A new study published in the International Journal of Sustainable Transportation reveals that maintenance of roads and highways can reduce greenhouse gas emission by 2 per cent.
Actions that reduce greenhouse gas emissions are good for the planet and can mitigate climate change.
Pavement maintenance also offers other benefits like savings in spending between 10 to 30 per cent of transportation agencies. Because smooth roads offer less tire traction, it can reduce driver’s fuel consumption by up to 5 per cent, and saving from tire wear, vehicle repair and maintenance.
The study looked at four common asphalt treatment methods to determine the environmental costs of each method consisting of:
- thin asphalt overlay of up to 2 inches on road surfaces,
- chip seal that involves spraying asphalt emulsion on pavement then laying down aggregate materials,
- spreading slurry over the pavement, and
- crack seal that consists in filling cracks with rubberized asphalt or polymer-modified asphalt with some filler.
Using a Motor Vehicle Emission Simulator (MOVES) on these four pavement treatments, methods were tested. It showed that there is a reduction of carbon emission because of pavement surface improvements despite emissions generated during the construction.

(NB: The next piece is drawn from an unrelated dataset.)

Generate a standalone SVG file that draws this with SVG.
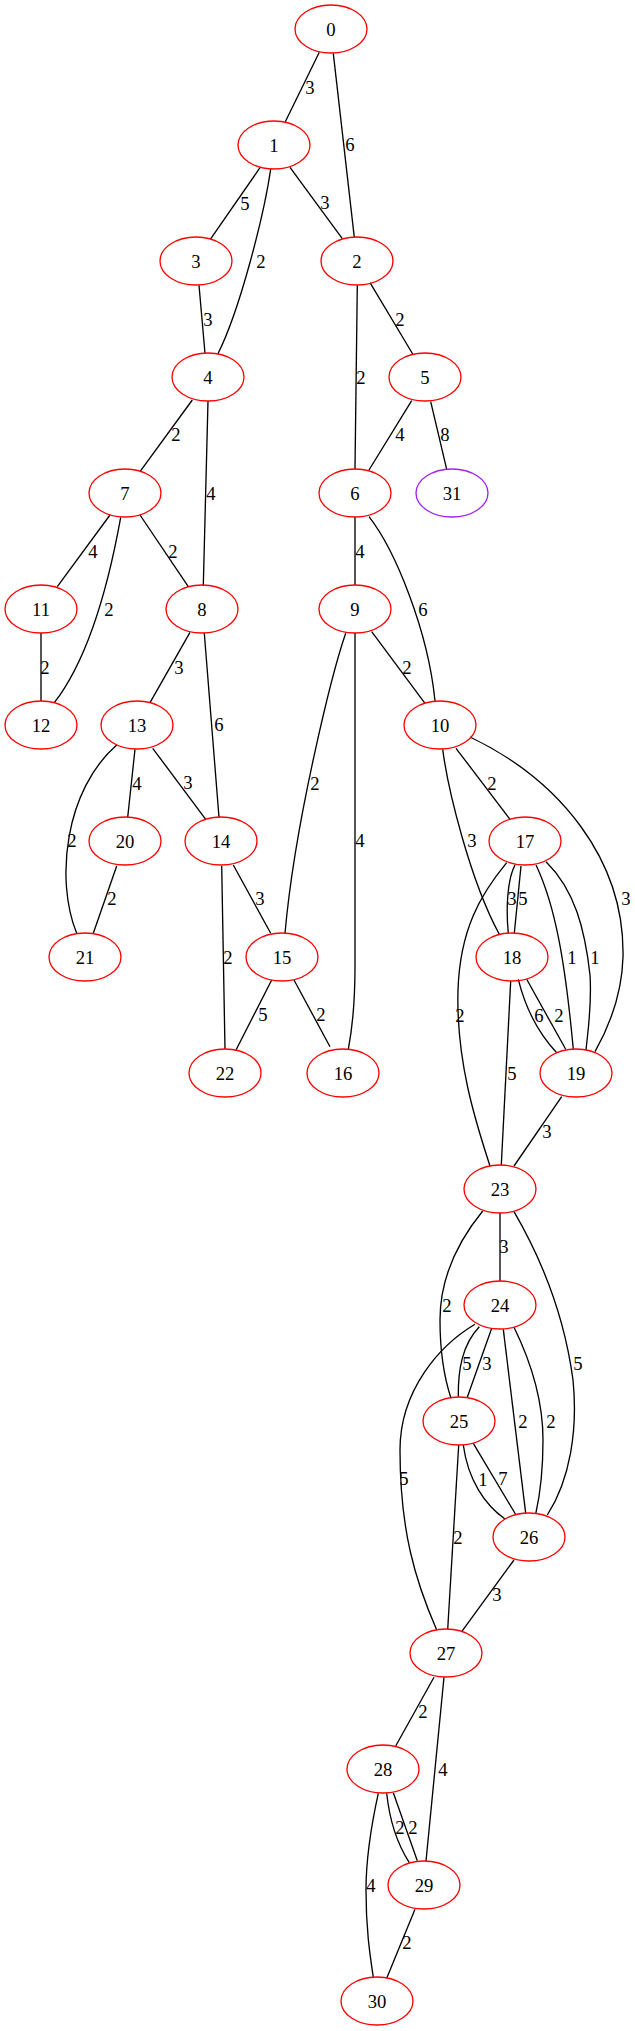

Among the four conventional pavement treatments, the thin asphalt overlays show the highest reduction (2%) in emissions because of pavement smoothness. In contrast, the crack seal methods show the lowest reductions in carbon emissions at 0.5 per cent.
The findings in the study would hopefully assist transportation agencies to factor in climate change in road maintenance and choose the best methods that would reduce carbon emissions.